§ **Given records**
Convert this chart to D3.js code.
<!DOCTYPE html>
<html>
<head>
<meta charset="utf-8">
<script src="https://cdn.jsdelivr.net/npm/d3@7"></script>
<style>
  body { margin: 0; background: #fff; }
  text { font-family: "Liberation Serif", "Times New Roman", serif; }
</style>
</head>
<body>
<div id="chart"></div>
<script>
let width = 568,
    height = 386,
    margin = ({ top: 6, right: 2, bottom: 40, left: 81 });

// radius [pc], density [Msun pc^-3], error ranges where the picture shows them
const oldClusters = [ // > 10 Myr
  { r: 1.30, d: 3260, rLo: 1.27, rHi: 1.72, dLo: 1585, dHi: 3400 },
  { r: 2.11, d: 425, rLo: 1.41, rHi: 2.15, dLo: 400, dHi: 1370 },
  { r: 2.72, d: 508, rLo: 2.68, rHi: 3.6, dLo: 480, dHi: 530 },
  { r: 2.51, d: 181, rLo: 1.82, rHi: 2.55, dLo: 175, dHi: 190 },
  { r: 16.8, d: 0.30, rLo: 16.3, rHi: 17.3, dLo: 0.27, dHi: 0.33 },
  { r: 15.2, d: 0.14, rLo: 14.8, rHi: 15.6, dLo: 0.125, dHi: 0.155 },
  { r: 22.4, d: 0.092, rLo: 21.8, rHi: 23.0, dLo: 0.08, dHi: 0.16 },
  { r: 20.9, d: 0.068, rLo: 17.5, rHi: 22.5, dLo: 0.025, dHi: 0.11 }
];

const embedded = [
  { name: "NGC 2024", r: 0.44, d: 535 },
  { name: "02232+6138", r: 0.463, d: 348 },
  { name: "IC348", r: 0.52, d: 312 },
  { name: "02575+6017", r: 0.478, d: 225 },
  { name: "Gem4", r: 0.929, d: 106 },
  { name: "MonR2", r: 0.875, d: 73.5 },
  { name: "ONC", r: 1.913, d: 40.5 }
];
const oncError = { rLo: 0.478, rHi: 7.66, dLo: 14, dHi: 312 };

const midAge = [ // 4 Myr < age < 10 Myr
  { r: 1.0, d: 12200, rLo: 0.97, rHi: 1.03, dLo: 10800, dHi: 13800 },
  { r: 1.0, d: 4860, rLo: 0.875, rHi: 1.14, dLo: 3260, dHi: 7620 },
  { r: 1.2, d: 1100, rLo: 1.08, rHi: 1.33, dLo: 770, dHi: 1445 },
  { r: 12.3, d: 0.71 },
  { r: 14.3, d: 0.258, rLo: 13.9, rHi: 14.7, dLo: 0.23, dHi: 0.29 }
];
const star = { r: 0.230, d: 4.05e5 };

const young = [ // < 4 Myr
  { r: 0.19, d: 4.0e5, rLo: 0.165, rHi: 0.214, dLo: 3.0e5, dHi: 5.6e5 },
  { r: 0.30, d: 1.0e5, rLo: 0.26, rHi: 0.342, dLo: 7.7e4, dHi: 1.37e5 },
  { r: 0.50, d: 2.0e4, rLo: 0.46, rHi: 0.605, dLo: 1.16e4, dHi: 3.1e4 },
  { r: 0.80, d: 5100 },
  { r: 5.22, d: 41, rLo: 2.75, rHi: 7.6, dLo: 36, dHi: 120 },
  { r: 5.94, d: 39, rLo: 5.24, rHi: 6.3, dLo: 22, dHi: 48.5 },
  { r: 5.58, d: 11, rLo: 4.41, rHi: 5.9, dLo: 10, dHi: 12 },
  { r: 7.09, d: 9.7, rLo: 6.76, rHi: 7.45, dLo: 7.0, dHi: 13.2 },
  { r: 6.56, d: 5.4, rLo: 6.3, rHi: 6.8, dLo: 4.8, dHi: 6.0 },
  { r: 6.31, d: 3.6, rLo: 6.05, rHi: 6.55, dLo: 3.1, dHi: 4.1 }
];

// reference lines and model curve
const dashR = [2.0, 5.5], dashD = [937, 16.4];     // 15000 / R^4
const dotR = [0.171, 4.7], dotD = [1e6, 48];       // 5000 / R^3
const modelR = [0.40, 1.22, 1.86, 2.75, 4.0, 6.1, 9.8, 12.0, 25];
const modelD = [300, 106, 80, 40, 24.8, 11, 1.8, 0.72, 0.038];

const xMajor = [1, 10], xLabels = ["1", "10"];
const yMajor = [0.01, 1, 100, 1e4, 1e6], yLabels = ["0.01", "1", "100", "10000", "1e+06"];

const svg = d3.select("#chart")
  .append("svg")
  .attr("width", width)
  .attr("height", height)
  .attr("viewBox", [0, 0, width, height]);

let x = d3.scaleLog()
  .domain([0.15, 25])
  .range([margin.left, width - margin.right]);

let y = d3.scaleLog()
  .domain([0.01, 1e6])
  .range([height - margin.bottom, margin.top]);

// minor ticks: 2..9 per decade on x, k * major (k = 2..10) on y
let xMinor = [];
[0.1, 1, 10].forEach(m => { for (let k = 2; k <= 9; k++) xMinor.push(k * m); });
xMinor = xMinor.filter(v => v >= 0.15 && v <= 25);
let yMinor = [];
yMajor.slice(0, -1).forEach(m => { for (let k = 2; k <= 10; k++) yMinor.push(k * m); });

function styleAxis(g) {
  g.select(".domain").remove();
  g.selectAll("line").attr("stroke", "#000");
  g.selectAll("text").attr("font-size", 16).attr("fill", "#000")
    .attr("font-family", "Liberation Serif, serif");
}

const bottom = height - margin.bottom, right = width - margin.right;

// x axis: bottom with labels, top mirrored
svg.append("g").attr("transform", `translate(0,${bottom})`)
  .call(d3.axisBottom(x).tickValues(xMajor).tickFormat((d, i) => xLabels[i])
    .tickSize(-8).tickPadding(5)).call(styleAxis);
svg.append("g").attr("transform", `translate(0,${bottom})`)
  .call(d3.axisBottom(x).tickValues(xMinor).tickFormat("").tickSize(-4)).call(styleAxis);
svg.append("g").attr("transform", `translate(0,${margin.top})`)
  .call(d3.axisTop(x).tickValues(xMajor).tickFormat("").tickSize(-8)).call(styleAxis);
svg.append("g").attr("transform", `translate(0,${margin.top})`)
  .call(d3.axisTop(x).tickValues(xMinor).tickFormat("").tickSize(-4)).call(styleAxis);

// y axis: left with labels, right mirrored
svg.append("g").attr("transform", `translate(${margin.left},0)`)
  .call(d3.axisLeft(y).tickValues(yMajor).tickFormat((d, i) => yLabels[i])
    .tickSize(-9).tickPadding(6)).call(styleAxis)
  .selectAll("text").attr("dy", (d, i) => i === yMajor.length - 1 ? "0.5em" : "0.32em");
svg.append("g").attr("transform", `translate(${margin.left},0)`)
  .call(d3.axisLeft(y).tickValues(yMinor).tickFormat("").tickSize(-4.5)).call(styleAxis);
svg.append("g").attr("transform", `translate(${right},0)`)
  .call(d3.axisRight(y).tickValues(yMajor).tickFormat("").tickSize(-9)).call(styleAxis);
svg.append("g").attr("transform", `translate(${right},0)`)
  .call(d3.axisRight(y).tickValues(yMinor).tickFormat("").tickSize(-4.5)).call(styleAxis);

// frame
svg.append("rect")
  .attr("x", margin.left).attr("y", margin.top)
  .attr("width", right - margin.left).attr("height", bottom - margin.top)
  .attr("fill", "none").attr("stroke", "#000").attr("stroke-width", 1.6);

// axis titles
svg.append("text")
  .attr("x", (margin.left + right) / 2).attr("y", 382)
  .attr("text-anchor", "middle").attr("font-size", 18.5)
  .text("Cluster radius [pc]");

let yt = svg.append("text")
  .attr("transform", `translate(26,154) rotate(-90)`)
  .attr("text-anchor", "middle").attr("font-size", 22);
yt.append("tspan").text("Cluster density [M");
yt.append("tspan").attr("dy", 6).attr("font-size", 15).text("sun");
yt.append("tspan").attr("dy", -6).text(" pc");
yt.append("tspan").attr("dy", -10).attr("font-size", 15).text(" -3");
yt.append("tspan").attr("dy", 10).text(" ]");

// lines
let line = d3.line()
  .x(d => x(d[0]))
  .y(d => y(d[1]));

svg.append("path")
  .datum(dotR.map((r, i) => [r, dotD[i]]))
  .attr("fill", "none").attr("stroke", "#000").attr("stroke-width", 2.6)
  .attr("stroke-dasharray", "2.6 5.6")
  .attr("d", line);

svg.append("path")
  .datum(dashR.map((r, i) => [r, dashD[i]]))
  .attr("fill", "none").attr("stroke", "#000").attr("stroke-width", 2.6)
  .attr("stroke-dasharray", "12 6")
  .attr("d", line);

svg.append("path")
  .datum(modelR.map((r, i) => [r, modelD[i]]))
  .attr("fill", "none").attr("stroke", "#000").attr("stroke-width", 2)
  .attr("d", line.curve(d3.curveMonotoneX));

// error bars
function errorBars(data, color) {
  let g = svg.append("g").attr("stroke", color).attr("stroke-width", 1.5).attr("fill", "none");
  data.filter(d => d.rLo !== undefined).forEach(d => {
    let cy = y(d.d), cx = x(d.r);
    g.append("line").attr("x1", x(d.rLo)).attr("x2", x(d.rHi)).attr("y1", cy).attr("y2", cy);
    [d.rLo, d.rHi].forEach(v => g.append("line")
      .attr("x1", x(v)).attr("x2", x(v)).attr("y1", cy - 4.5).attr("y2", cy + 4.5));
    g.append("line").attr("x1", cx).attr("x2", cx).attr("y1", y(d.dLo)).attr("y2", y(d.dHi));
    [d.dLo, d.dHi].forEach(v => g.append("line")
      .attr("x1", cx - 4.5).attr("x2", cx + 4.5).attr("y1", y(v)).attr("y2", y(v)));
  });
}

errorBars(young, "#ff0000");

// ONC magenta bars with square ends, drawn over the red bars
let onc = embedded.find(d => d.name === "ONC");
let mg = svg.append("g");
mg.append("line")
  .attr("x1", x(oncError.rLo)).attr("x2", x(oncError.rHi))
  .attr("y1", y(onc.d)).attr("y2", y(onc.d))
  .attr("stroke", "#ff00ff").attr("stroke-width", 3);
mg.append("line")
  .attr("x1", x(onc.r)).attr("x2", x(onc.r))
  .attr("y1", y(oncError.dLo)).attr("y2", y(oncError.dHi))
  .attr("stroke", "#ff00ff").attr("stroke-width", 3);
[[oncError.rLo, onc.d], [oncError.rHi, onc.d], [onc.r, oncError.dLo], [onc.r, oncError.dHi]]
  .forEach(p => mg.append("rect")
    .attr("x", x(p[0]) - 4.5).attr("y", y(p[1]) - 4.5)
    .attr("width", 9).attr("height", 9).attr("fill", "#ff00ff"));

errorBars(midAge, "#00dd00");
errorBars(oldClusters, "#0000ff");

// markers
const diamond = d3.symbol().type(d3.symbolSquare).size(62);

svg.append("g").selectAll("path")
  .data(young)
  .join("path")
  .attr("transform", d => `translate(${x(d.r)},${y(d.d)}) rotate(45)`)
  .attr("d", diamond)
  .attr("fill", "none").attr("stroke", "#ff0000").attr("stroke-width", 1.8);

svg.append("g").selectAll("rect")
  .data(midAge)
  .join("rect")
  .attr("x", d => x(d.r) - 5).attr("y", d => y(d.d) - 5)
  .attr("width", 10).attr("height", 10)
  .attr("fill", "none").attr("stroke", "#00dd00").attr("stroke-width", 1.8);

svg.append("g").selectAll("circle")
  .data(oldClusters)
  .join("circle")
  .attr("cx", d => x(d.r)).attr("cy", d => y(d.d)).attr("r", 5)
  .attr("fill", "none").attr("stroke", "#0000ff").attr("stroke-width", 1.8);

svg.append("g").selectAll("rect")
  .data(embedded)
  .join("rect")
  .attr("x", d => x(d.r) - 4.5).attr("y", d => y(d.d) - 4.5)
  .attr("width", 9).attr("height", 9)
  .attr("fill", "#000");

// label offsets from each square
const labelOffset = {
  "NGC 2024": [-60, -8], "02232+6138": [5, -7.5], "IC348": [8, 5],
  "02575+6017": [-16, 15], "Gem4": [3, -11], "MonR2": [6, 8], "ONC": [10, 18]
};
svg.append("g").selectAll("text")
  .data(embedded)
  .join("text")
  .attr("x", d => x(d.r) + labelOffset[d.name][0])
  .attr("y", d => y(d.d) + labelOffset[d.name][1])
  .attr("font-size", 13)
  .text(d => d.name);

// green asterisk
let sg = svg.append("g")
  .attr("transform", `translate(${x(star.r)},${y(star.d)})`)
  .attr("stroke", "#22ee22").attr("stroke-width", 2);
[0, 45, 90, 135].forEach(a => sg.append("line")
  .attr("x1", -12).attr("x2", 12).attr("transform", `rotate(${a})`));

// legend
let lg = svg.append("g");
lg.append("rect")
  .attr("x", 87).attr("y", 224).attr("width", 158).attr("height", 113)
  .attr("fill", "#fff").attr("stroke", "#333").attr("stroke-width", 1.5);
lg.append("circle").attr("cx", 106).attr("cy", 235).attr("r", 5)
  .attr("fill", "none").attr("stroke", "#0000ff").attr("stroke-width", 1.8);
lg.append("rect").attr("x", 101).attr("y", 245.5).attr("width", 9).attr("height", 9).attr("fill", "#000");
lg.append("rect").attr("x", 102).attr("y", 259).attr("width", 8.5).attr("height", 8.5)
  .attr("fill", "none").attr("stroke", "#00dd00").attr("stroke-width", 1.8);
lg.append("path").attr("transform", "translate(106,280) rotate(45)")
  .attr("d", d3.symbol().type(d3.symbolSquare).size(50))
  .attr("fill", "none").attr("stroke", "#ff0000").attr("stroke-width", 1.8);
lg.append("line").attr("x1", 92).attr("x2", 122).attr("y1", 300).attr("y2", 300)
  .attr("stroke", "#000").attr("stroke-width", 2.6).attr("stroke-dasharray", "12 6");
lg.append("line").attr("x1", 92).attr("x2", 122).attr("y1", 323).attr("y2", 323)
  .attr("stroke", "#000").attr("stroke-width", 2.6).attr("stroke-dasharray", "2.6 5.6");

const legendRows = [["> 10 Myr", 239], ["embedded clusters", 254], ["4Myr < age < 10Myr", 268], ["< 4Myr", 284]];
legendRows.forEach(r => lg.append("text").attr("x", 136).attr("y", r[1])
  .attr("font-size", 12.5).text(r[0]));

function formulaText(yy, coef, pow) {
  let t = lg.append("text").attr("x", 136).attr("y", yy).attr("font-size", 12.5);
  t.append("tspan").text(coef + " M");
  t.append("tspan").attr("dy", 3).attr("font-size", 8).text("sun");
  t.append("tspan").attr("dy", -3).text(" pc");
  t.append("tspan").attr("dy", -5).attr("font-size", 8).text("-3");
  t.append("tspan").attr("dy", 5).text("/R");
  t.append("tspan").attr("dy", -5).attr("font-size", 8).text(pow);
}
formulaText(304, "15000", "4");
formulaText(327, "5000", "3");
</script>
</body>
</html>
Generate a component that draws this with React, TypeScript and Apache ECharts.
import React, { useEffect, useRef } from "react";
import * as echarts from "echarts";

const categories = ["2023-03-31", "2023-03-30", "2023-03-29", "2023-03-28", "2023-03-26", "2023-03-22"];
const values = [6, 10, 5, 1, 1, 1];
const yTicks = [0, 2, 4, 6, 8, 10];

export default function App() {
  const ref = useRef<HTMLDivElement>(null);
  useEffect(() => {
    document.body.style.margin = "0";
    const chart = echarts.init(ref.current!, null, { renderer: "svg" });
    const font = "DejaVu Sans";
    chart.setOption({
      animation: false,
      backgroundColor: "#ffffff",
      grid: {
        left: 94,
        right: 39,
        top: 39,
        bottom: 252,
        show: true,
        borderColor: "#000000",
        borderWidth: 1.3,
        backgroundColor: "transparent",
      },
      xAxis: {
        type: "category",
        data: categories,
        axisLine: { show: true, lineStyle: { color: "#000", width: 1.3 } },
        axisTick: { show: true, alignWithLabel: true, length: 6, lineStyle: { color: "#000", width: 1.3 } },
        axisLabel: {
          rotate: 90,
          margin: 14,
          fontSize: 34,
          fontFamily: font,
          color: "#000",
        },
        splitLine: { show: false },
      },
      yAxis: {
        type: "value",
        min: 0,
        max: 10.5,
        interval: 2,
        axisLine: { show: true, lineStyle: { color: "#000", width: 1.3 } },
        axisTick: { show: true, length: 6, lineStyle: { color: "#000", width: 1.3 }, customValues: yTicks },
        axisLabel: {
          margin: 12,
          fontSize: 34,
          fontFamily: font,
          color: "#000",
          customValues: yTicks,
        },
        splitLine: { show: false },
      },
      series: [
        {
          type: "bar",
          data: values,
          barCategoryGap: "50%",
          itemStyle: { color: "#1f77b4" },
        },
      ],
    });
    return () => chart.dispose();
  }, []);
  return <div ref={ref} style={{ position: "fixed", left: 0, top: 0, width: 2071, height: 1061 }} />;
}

§ **What the task requires**
Extract the lines above, from the first one through the one containing "40, left: 81", and return only those, unchanged.

§ **Exercise response**
Convert this chart to D3.js code.
<!DOCTYPE html>
<html>
<head>
<meta charset="utf-8">
<script src="https://cdn.jsdelivr.net/npm/d3@7"></script>
<style>
  body { margin: 0; background: #fff; }
  text { font-family: "Liberation Serif", "Times New Roman", serif; }
</style>
</head>
<body>
<div id="chart"></div>
<script>
let width = 568,
    height = 386,
    margin = ({ top: 6, right: 2, bottom: 40, left: 81 });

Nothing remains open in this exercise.